◆ Exercise details: Extract each line of the material that follows exactly and omit its pictures.

# # # # #

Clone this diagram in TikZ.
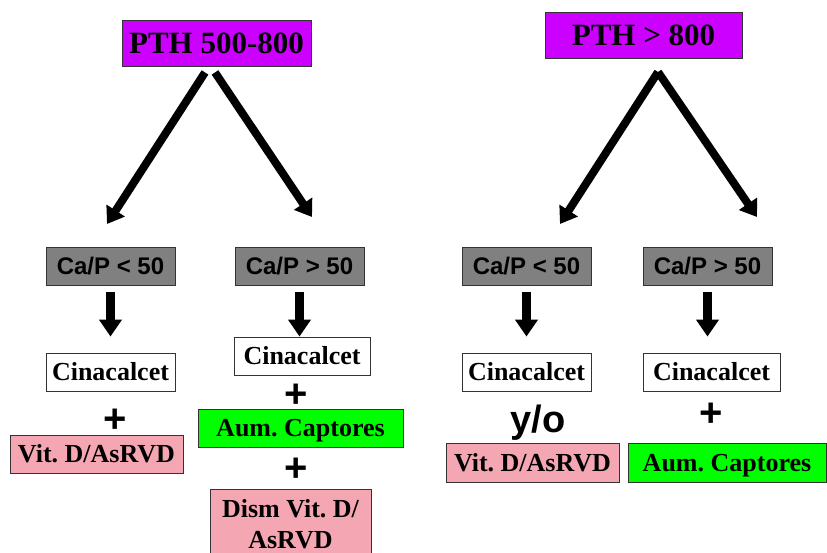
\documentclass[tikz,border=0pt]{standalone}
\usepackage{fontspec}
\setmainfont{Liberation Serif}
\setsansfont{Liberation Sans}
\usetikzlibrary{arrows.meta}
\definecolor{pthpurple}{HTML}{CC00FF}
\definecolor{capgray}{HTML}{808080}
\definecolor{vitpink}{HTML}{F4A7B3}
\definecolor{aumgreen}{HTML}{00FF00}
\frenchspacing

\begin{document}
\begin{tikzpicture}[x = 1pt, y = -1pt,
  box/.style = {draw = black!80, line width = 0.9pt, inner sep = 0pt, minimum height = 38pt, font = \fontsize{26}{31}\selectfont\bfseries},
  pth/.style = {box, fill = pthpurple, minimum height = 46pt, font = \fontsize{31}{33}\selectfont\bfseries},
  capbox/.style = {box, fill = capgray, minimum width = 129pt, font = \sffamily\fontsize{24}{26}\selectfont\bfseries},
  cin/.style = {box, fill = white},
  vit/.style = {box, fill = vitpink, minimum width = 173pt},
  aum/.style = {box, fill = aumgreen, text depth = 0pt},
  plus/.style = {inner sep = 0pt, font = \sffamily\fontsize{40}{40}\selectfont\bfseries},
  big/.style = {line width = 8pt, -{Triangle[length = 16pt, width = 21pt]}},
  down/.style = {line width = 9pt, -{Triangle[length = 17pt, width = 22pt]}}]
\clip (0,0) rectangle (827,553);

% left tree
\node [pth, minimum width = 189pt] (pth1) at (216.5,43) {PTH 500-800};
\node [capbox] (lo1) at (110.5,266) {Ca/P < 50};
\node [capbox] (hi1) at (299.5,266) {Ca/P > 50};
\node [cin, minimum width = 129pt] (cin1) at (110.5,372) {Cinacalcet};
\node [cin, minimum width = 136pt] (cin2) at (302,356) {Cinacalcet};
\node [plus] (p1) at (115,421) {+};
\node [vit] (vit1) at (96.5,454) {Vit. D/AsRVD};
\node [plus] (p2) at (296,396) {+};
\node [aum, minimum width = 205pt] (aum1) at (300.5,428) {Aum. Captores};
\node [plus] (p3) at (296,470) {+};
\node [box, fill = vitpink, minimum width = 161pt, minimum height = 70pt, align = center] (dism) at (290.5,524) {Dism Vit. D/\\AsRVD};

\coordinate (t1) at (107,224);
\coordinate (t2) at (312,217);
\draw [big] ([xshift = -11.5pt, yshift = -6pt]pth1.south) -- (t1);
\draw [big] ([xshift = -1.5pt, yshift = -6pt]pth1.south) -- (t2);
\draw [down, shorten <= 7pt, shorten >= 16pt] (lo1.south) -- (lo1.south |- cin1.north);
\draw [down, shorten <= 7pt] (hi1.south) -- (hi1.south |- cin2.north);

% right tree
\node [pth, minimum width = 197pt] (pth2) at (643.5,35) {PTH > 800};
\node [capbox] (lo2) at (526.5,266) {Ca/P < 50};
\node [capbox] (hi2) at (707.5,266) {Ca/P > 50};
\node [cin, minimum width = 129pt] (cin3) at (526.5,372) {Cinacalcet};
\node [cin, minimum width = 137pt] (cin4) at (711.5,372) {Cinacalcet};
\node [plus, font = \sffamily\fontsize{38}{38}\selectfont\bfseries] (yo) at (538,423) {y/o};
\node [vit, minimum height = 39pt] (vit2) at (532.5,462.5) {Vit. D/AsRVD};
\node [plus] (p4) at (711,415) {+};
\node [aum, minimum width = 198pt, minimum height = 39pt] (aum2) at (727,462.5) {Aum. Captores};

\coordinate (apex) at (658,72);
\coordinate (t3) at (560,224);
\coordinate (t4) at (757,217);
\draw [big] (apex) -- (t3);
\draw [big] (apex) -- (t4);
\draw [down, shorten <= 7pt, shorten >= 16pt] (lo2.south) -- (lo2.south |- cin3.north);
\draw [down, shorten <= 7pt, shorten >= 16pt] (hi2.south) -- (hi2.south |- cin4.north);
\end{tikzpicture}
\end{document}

# # # # #

◆ Written answer:
Clone this diagram in TikZ.
\documentclass[tikz,border=0pt]{standalone}
\usepackage{fontspec}
\setmainfont{Liberation Serif}
\setsansfont{Liberation Sans}
\usetikzlibrary{arrows.meta}
\definecolor{pthpurple}{HTML}{CC00FF}
\definecolor{capgray}{HTML}{808080}
\definecolor{vitpink}{HTML}{F4A7B3}
\definecolor{aumgreen}{HTML}{00FF00}
\frenchspacing

\begin{document}
\begin{tikzpicture}[x = 1pt, y = -1pt,
  box/.style = {draw = black!80, line width = 0.9pt, inner sep = 0pt, minimum height = 38pt, font = \fontsize{26}{31}\selectfont\bfseries},
  pth/.style = {box, fill = pthpurple, minimum height = 46pt, font = \fontsize{31}{33}\selectfont\bfseries},
  capbox/.style = {box, fill = capgray, minimum width = 129pt, font = \sffamily\fontsize{24}{26}\selectfont\bfseries},
  cin/.style = {box, fill = white},
  vit/.style = {box, fill = vitpink, minimum width = 173pt},
  aum/.style = {box, fill = aumgreen, text depth = 0pt},
  plus/.style = {inner sep = 0pt, font = \sffamily\fontsize{40}{40}\selectfont\bfseries},
  big/.style = {line width = 8pt, -{Triangle[length = 16pt, width = 21pt]}},
  down/.style = {line width = 9pt, -{Triangle[length = 17pt, width = 22pt]}}]
\clip (0,0) rectangle (827,553);

% left tree
\node [pth, minimum width = 189pt] (pth1) at (216.5,43) {PTH 500-800};
\node [capbox] (lo1) at (110.5,266) {Ca/P < 50};
\node [capbox] (hi1) at (299.5,266) {Ca/P > 50};
\node [cin, minimum width = 129pt] (cin1) at (110.5,372) {Cinacalcet};
\node [cin, minimum width = 136pt] (cin2) at (302,356) {Cinacalcet};
\node [plus] (p1) at (115,421) {+};
\node [vit] (vit1) at (96.5,454) {Vit. D/AsRVD};
\node [plus] (p2) at (296,396) {+};
\node [aum, minimum width = 205pt] (aum1) at (300.5,428) {Aum. Captores};
\node [plus] (p3) at (296,470) {+};
\node [box, fill = vitpink, minimum width = 161pt, minimum height = 70pt, align = center] (dism) at (290.5,524) {Dism Vit. D/\\AsRVD};

\coordinate (t1) at (107,224);
\coordinate (t2) at (312,217);
\draw [big] ([xshift = -11.5pt, yshift = -6pt]pth1.south) -- (t1);
\draw [big] ([xshift = -1.5pt, yshift = -6pt]pth1.south) -- (t2);
\draw [down, shorten <= 7pt, shorten >= 16pt] (lo1.south) -- (lo1.south |- cin1.north);
\draw [down, shorten <= 7pt] (hi1.south) -- (hi1.south |- cin2.north);

% right tree
\node [pth, minimum width = 197pt] (pth2) at (643.5,35) {PTH > 800};
\node [capbox] (lo2) at (526.5,266) {Ca/P < 50};
\node [capbox] (hi2) at (707.5,266) {Ca/P > 50};
\node [cin, minimum width = 129pt] (cin3) at (526.5,372) {Cinacalcet};
\node [cin, minimum width = 137pt] (cin4) at (711.5,372) {Cinacalcet};
\node [plus, font = \sffamily\fontsize{38}{38}\selectfont\bfseries] (yo) at (538,423) {y/o};
\node [vit, minimum height = 39pt] (vit2) at (532.5,462.5) {Vit. D/AsRVD};
\node [plus] (p4) at (711,415) {+};
\node [aum, minimum width = 198pt, minimum height = 39pt] (aum2) at (727,462.5) {Aum. Captores};

\coordinate (apex) at (658,72);
\coordinate (t3) at (560,224);
\coordinate (t4) at (757,217);
\draw [big] (apex) -- (t3);
\draw [big] (apex) -- (t4);
\draw [down, shorten <= 7pt, shorten >= 16pt] (lo2.south) -- (lo2.south |- cin3.north);
\draw [down, shorten <= 7pt, shorten >= 16pt] (hi2.south) -- (hi2.south |- cin4.north);
\end{tikzpicture}
\end{document}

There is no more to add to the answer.